Cybernetics and systems theory are valuable tools for investigating the nature of ephemeral forms. Cybernetics is concerned with probabilistic rather than deterministic systems. it clearly demonstrates that complex systems produce a class of results rather than a particular result. The field of cybernetics includes the study of mechanical and electrical systems designed to replace human control functions. Systems design is concerned with the analysis and organization of a problem to make it suitable for processing and solution by computers and related electronic instruments. It uncovers a problem's essential elements and relates them in ways suggestive of solutions.
A musically fertile patch is not happenstance. It embodies the analysis, organization, and synthesis of a clearly logical yet intuitively imaginative mind. It subtly controls the bandwidths of the windows on probability. ...

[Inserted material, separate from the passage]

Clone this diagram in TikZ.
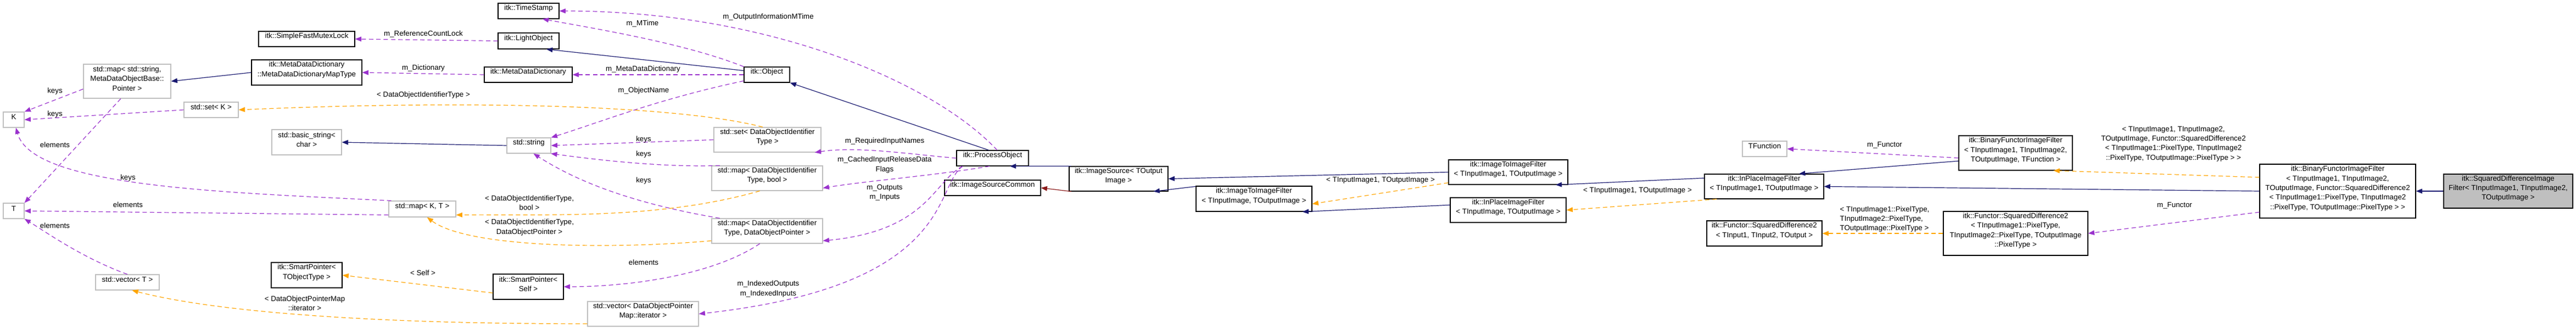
\documentclass[tikz,border=0pt]{standalone}
\usepackage{fontspec}
\setmainfont{Liberation Sans}
\usetikzlibrary{fit,arrows.meta}
\definecolor{inhc}{HTML}{191970}
\definecolor{usec}{HTML}{9A32CD}
\definecolor{tmpc}{HTML}{FFA500}
\definecolor{redc}{HTML}{8B1A1A}
\definecolor{grayb}{HTML}{BFBFBF}
\definecolor{fillg}{HTML}{BFBFBF}
\newcommand\bx[7][]{\node[box,#1,fit={(#3,#4) (#5,#6)}] (#2) {#7};}
\begin{document}
\begin{tikzpicture}[x=0.75pt,y=-0.75pt,
  font=\fontsize{10}{13}\selectfont,
  box/.style={draw=black,line width=0.9pt,inner sep=0pt,align=center,fill=white},
  gb/.style={draw=grayb},
  lb/.style={align=left},
  lab/.style={inner sep=0pt,align=center},
  tip/.style={-{Triangle[length=8.5pt,width=6.5pt]}},
  inh/.style={tip,draw=inhc,line width=0.9pt},
  rd/.style={tip,draw=redc,line width=0.9pt},
  use/.style={tip,draw=usec,line width=0.9pt,dash pattern=on 6pt off 4pt},
  tmp/.style={tip,draw=tmpc,line width=0.9pt,dash pattern=on 6pt off 4pt}]
\useasboundingbox (0,0) rectangle (4691,599);
\fill[white] (0,0) rectangle (4691,599);
% nodes
\bx{sfm}{471}{57}{646}{85}{itk::SimpleFastMutexLock}
\bx[gb]{mapstr}{152}{117}{311}{179}{std::map< std::string,\\ MetaDataObjectBase::\\ Pointer >}
\bx{mapt}{458}{109}{659}{155}{itk::MetaDataDictionary\\::MetaDataDictionaryMapType}
\bx[gb]{setk}{335}{186}{434}{214}{std::set< K >}
\bx[gb]{bstr}{495}{236}{622}{282}{std::basic\_string<\\ char >}
\bx[gb]{K}{6}{204}{44}{232}{K}
\bx[gb]{T}{6}{370}{44}{398}{T}
\bx[gb]{vect}{174}{500}{290}{528}{std::vector< T >}
\bx{spt}{494}{478}{623}{524}{itk::SmartPointer<\\ TObjectType >}
\bx{ts}{907}{6}{1018}{34}{itk::TimeStamp}
\bx{light}{907}{60}{1018}{89}{itk::LightObject}
\bx{mdd}{882}{122}{1042}{150}{itk::MetaDataDictionary}
\bx[gb]{str}{923}{251}{1003}{279}{std::string}
\bx[gb]{mapkt}{708}{366}{830}{395}{std::map< K, T >}
\bx{sps}{898}{499}{1026}{545}{itk::SmartPointer<\\ Self >}
\bx[gb]{vecit}{1070}{549}{1272}{594}{std::vector< DataObjectPointer\\Map::iterator >}
\bx{object}{1355}{122}{1438}{150}{itk::Object}
\bx[gb]{set1}{1300}{232}{1495}{277}{std::set< DataObjectIdentifier\\Type >}
\bx[gb]{mapb}{1296}{302}{1498}{347}{std::map< DataObjectIdentifier\\Type, bool >}
\bx[gb]{mapp}{1296}{398}{1498}{443}{std::map< DataObjectIdentifier\\Type, DataObjectPointer >}
\bx{proc}{1742}{274}{1873}{302}{itk::ProcessObject}
\bx{isc}{1720}{328}{1895}{356}{itk::ImageSourceCommon}
\bx{isrc}{1947}{303}{2127}{348}{itk::ImageSource< TOutput\\Image >}
\bx[lb]{i2i}{2178}{339}{2389}{385}{itk::ImageToImageFilter\\< TInputImage, TOutputImage >}
\bx[lb]{i2i1}{2638}{291}{2855}{336}{itk::ImageToImageFilter\\< TInputImage1, TOutputImage >}
\bx[lb]{ip}{2641}{360}{2852}{405}{itk::InPlaceImageFilter\\< TInputImage, TOutputImage >}
\bx[gb]{tf}{3173}{257}{3254}{285}{TFunction}
\bx[lb]{ip1}{3104}{317}{3321}{362}{itk::InPlaceImageFilter\\< TInputImage1, TOutputImage >}
\bx{fs2}{3108}{402}{3318}{448}{itk::Functor::SquaredDifference2\\< TInput1, TInput2, TOutput >}
\bx{bf}{3567}{247}{3774}{310}{itk::BinaryFunctorImageFilter\\< TInputImage1, TInputImage2,\\ TOutputImage, TFunction >}
\bx{fsq}{3539}{385}{3802}{465}{itk::Functor::SquaredDifference2\\< TInputImage1::PixelType,\\ TInputImage2::PixelType, TOutputImage\\::PixelType >}
\bx{bf2}{4115}{299}{4399}{397}{itk::BinaryFunctorImageFilter\\< TInputImage1, TInputImage2,\\ TOutputImage, Functor::SquaredDifference2\\< TInputImage1::PixelType, TInputImage2\\::PixelType, TOutputImage::PixelType > >}
\bx[fill=fillg]{sd}{4450}{317}{4685}{379}{itk::SquaredDifferenceImage\\Filter< TInputImage1, TInputImage2,\\ TOutputImage >}
% inheritance
\draw[inh] (mapt.west) -- (mapstr.east);
\draw[inh] (object.170) -- (light.-25);
\draw[inh] (str.west) -- (bstr.east);
\draw[inh] (proc.115) -- (object.south east);
\draw[inh] (isrc.165) -- (proc.-25);
\draw[inh] (i2i.168) -- (isrc.-20);
\draw[inh] (i2i1.west) -- (isrc.east);
\draw[inh] (ip.175) -- (i2i.-15);
\draw[inh] (ip1.172) -- (i2i1.-15);
\draw[inh] (bf.-172) -- (ip1.20);
\draw[inh] (bf2.west) -- (ip1.east);
\draw[inh] (sd.west) -- (bf2.east);
\draw[rd] (isrc.-165) -- (isc.east);
% usage
\draw[use] (light.west) -- (sfm.east);
\node[lab] (l1) at (771,62) {m\_ReferenceCountLock};
\draw[use] (mdd.west) -- (mapt.east);
\node[lab] (l2) at (771,124) {m\_Dictionary};
\draw[use] (object.north west) .. controls (1250,80) and (1100,55) .. (ts.-30);
\node[lab] (l3) at (1170,43) {m\_MTime};
\draw[use] (proc.60) .. controls (1700,150) and (1400,20) .. (ts.east);
\node[lab] (l4) at (1399,31) {m\_OutputInformationMTime};
\draw[use] (object.west) -- (mdd.east);
\node[lab] (l5) at (1171,126) {m\_MetaDataDictionary};
\draw[use] (object.-165) .. controls (1200,180) and (1100,220) .. (str.north east);
\node[lab] (l6) at (1172,165) {m\_ObjectName};
\draw[use] (set1.west) -- (str.east);
\node[lab] (l7) at (1172,254) {keys};
\draw[use] (mapb.165) .. controls (1200,305) and (1080,290) .. (str.-20);
\node[lab] (l8) at (1172,281) {keys};
\draw[use] (mapp.165) .. controls (1150,370) and (1050,330) .. (str.-60);
\node[lab] (l9) at (1172,329) {keys};
\draw[use] (mapp.-120) .. controls (1300,500) and (1150,522) .. (sps.east);
\node[lab] (l10) at (1172,478) {elements};
\draw[use] (proc.west) .. controls (1650,280) and (1560,266) .. (set1.-15);
\node[lab] (l11) at (1611,257) {m\_RequiredInputNames};
\draw[use] (proc.-110) .. controls (1700,320) and (1580,329) .. (mapb.-10);
\node[lab] (l12) at (1611,300) {m\_CachedInputReleaseData\\Flags};
\draw[use] (proc.-165) .. controls (1700,330) and (1690,420) .. (mapp.-10);
\node[lab] (l13) at (1611,351) {m\_Outputs\\m\_Inputs};
\draw[use] (proc.-165) .. controls (1700,340) and (1740,520) .. (vecit.east);
\node[lab] (l14) at (1399,526) {m\_IndexedOutputs\\m\_IndexedInputs};
\draw[use] (mapstr.-170) -- (K.north east);
\node[lab] (l15) at (100,166) {keys};
\draw[use] (setk.west) -- (K.east);
\node[lab] (l16) at (100,208) {keys};
\draw[use] (mapkt.165) .. controls (400,350) and (60,340) .. (K.-75);
\node[lab] (l17) at (233,324) {keys};
\draw[use] (mapstr.-110) -- (T.north east);
\node[lab] (l18) at (100,264) {elements};
\draw[use] (mapkt.-170) -- (T.east);
\node[lab] (l19) at (233,373) {elements};
\draw[use] (vect.north) .. controls (150,470) and (80,420) .. (T.south east);
\node[lab] (l20) at (100,411) {elements};
\draw[use] (bf.-175) -- (tf.east);
\node[lab] (l21) at (3432,264) {m\_Functor};
\draw[use] (bf2.-165) -- (fsq.east);
\node[lab] (l22) at (3960,374) {m\_Functor};
% template
\draw[tmp] (set1.110) .. controls (1250,195) and (900,180) .. (setk.east);
\node[lab] (l23) at (771,173) {< DataObjectIdentifierType >};
\draw[tmp] (mapb.-120) .. controls (1200,400) and (1000,390) .. (mapkt.-10);
\node[lab] (l24) at (964,369) {< DataObjectIdentifierType,\\bool >};
\draw[tmp] (mapp.-170) .. controls (1100,455) and (850,450) .. (mapkt.-60);
\node[lab] (l25) at (964,414) {< DataObjectIdentifierType,\\DataObjectPointer >};
\draw[tmp] (vecit.-170) .. controls (700,590) and (400,570) .. (vect.-60);
\node[lab] (l26) at (555,552) {< DataObjectPointerMap\\::iterator >};
\draw[tmp] (sps.-170) -- (spt.east);
\node[lab] (l27) at (770,497) {< Self >};
\draw[tmp] (i2i1.-170) -- (i2i.-5);
\node[lab] (l28) at (2514,328) {< TInputImage1, TOutputImage >};
\draw[tmp] (ip1.-165) -- (ip.east);
\node[lab] (l29) at (2982,347) {< TInputImage1, TOutputImage >};
\draw[tmp] (bf2.170) -- (bf.-25);
\node[lab] (l30) at (3958,262) {< TInputImage1, TInputImage2,\\TOutputImage, Functor::SquaredDifference2\\< TInputImage1::PixelType, TInputImage2\\::PixelType, TOutputImage::PixelType > >};
\draw[tmp] (fsq.west) -- (fs2.east);
\node[lab,align=left] (l31) at (3432,399) {< TInputImage1::PixelType,\\TInputImage2::PixelType,\\TOutputImage::PixelType >};
\end{tikzpicture}
\end{document}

p. 247 - Chapter 8, Composition
Group real-time composition is predicated on the phenomenon of internally organizing microsocieties. Each composition evolves from the harmonious interaction of the current composer/performers. A one-time, nonperishable, irreplaceable event emerges from a group consciousness that ideally dissolves individual egos. The group process encourages serious political change that is always interpersonal; change comes about only when the necessity for it exists. One learns to observe and listen in great detail since it is the total environment that provides the instructions for action. One learns to stop playing when the chain of ideas exhausts itself. The process teaches one to assume simultaneously the three essential roles in music -- composer, performer, and auditor/spectator; the conductor becomes the interaction of the three roles.
Written instructions may take the form of a format or a nonspecific graphic score. A format is a conceptual crystallization to be used as a springboard for play, a brief outline of macrostructural supports, or a germinal idea for development. A format can be in traditional notation, prose, or a combination of the two. A graphic score uses symbols that elicit no fixed or habitual responses from the performers. The meaning of the symbols derives from the total context including the personal and collective histories of the performers.
In both forms of instruction a system suggests the general nature of the composition. The composer/performers move with the system's dynamics in a direction harmonious with the flow governed by the group consciousness. The introduction of appropriate stochastic effects in transition from one harmonic situation to another adds immeasurably to the musical drama of real-time composition.